The smallest of the five Macaronesian archipelagoes, along with the Azores, Madeira, Canaries and Cape Verde, the islands were discovered by the Pizzigani brothers (both Venetian cartographers) in 1364 but were officially claimed for Portugal by Diogo Gomes de Sintra on his way back from Guinea in 1438.

In the sixteenth century, the Selvagens belonged to the Caiados, an important family from Madeira and were subsequently inherited by João Cabral de Noronha in 1560.

Surprisingly, they remained in private hands right up until 1971 when the Portuguese State bought them from the banker Luís Rocha Machado, whose father had acquired them in 1904 in lieu of a gambling debt!

Since then, the Selvagem Islands have been a fiercely protected nature reserve and are part of the Parque Natural de Madeira, falling under the auspices of the Madeira Parks Authority.

The most remote and isolated group of Portugal’s islands, the Selvagens are the source of countless legends, the most famous being that of English privateer Captain Kidd who is said to have hidden stolen treasure in a cave. Many people have tried in vain to find that booty over the centuries, the result being a large hole burrowed into what is known as Captain Kidd’s Cave not far from the sea.

Surrounded by an extensive barrier reef, much of the Selvagens archipelago is covered in vegetation, with a great diversity of plants (about ninety in total) perfectly adapted to the remote Atlantic location, including eleven species that are completely unique to the islands.

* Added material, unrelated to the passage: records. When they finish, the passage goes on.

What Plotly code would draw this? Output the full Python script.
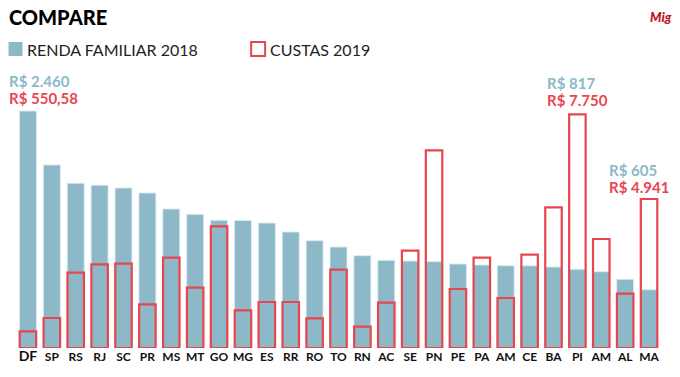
import plotly.graph_objects as go

states = ["DF", "SP", "RS", "RJ", "SC", "PR", "MS", "MT", "GO", "MG", "ES", "RR", "RO", "TO",
          "RN", "AC", "SE", "PN", "PE", "PA", "AM", "CE", "BA", "PI", "AM", "AL", "MA"]
renda_2018 = [2460, 1900, 1710, 1689, 1661, 1609, 1443, 1388, 1326, 1324, 1297, 1204, 1114, 1048,
              958, 910, 903, 896, 872, 862, 854, 853, 841, 817, 792, 713, 605]
custas_2019 = [550.58, 995, 2497, 2775, 2796, 1449, 2994, 2000, 4035, 1250, 1525, 1525, 985, 2596,
               706, 1502, 3227, 6556, 1956, 2994, 1658, 3094, 4666, 7750, 3614, 1801, 4941]

BLUE = "#8cb8c8"
RED = "#e8464f"

W, H = 680, 377
ML, MR, MT, MB = 15.5, 18.5, 100, 29
PW = W - ML - MR
PH = H - MT - MB

def px(x):
    return (x - ML) / PW

def py(y):
    return (H - MB - y) / PH

idx = list(range(len(states)))
ticktext = ["<b style='font-size:14px'>DF</b>" if s == "DF" else "<b>%s</b>" % s for s in states]

fig = go.Figure()
fig.add_trace(go.Bar(x=idx, y=renda_2018, width=0.71, marker=dict(color=BLUE,
                     line=dict(color="rgba(220,235,240,0.9)", width=1)),
                     yaxis="y", name="RENDA FAMILIAR 2018", showlegend=False))
fig.add_trace(go.Bar(x=idx, y=custas_2019, width=0.69, marker=dict(color="rgba(0,0,0,0)",
                     line=dict(color=RED, width=2.2)),
                     yaxis="y2", name="CUSTAS 2019", showlegend=False))

fig.update_layout(
    width=W, height=H, margin=dict(l=ML, r=MR, t=MT, b=MB, autoexpand=False),
    paper_bgcolor="white", plot_bgcolor="white",
    barmode="overlay",
    font=dict(family="Lato", color="#111"),
    xaxis=dict(range=[-0.5, 26.5], tickvals=idx, ticktext=ticktext, showgrid=False,
               zeroline=False, showline=False, ticks="", tickfont=dict(size=12, color="#111"),
               fixedrange=True, automargin=False),
    yaxis=dict(range=[0, 2574], visible=False, fixedrange=True),
    yaxis2=dict(range=[0, 8224], visible=False, overlaying="y", fixedrange=True),
)

ann = []
def add_text(text, x, y, size, color, weight="bold", xanchor="left"):
    ann.append(dict(text=text, x=px(x), y=py(y), xref="paper", yref="paper", xanchor=xanchor,
                    yanchor="middle", showarrow=False,
                    font=dict(size=size, color=color, family="Lato", weight=weight)))

add_text("COMPARE", 6, 17, 20, "#000", weight=900)
add_text("<i>Mig</i>", 675, 17, 13, "#c0131c", weight=900, xanchor="right")
add_text("RENDA FAMILIAR 2018", 25, 49, 16, "#222", weight="normal")
add_text("CUSTAS 2019", 268, 49, 16, "#222", weight="normal")
add_text("R$ 2.460", 6, 81, 15, BLUE)
add_text("R$ 550,58", 6, 98, 15, RED)
add_text("R$ 817", 545, 83, 15, BLUE)
add_text("R$ 7.750", 545, 100, 15, RED)
add_text("R$ 605", 607, 170, 15, BLUE)
add_text("R$ 4.941", 607, 187, 15, RED)
fig.update_layout(annotations=ann)

fig.add_shape(type="rect", xref="paper", yref="paper", x0=px(8), x1=px(22), y0=py(56), y1=py(42),
              fillcolor=BLUE, line=dict(width=0))
fig.add_shape(type="rect", xref="paper", yref="paper", x0=px(251), x1=px(265), y0=py(56), y1=py(42),
              fillcolor="rgba(0,0,0,0)", line=dict(color=RED, width=2))

fig.write_html("out.html", config={"displayModeBar": False},
               post_script="document.body.style.margin='0';document.body.style.overflow='hidden';")
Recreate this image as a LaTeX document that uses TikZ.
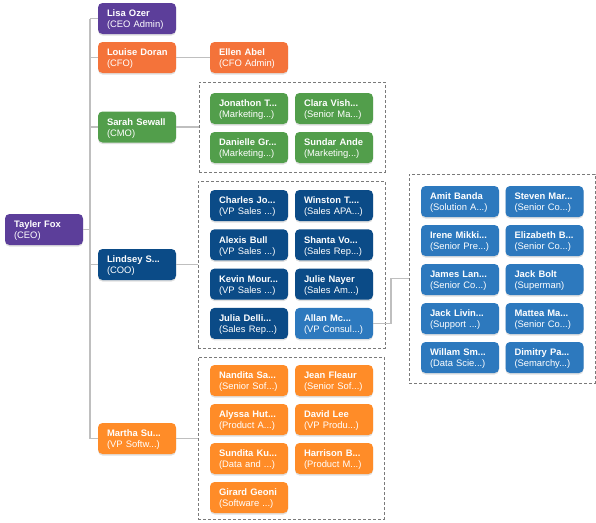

Just 5 km (3 miles) in circumference, the largest island, Selvagem Grande, covers 245 hectares and is home to the world’s largest colony of white-faced storm petrels (with over 30,000 pairs recorded), Bulwer’s petrels and Cory’s sheerwaters.

Shaped like a pentagon, Selvagem Grande is dominated by a plateau about 100 metres above sea level that falls abruptly to the sea. The island’s highest point is Pico da Atalaia which reaches 163 metres in height.

Low, flat and very irregular in shape, its smaller sister island, Selvagem Pequena (20 hectares), is also remarkable for the fact that it has never suffered the introduction of non-indigenous animal or plant species, meaning that it is one of the world’s remaining virgin ecosystems. The third island of any note is Ilhéu de Fora, which covers a total area of just 8 hectares and is located to the west of Selvagem Pequena.

It’s interesting to note that although the distance between Selvagem Grande and Selvagem Pequena is only 15 km (9 miles), the channel that separates them is more than 1,000 metres deep in some places.

Between spring and autumn, one of the Selvagen Islands’ most astonishing natural spectacles is the incredible sound made by the huge flocks of white-faced storm petrels as they return home in their thousands to roost. Other rare breeds known to frequent the islands are the band-rumped storm petrel, Audubon’s shearwater, Berthelot’s pipit and Swinhoe’s storm petrel.

The waters, likewise, are a fertile haven for a wide variety of cetaceans, some of which are considered vulnerable or threatened, such as the sperm whale, bottlenose dolphin, short-finned pilot whale, Atlantic spotted dolphin, pygmy sperm whale, beaked whale, sei whale and the rare Bryde’s whale.

There are eight species of sea turtle in the world and no less than five of them occur in the Atlantic waters around the Selvagens, the most frequent visitor being the loggerhead turtle. Further testimony to the islands’ unique and quite idyllic natural conditions was provided by the famous French film-maker and conservationist Jacques Cousteau, who once proclaimed the local waters as ‘the cleanest in the world’.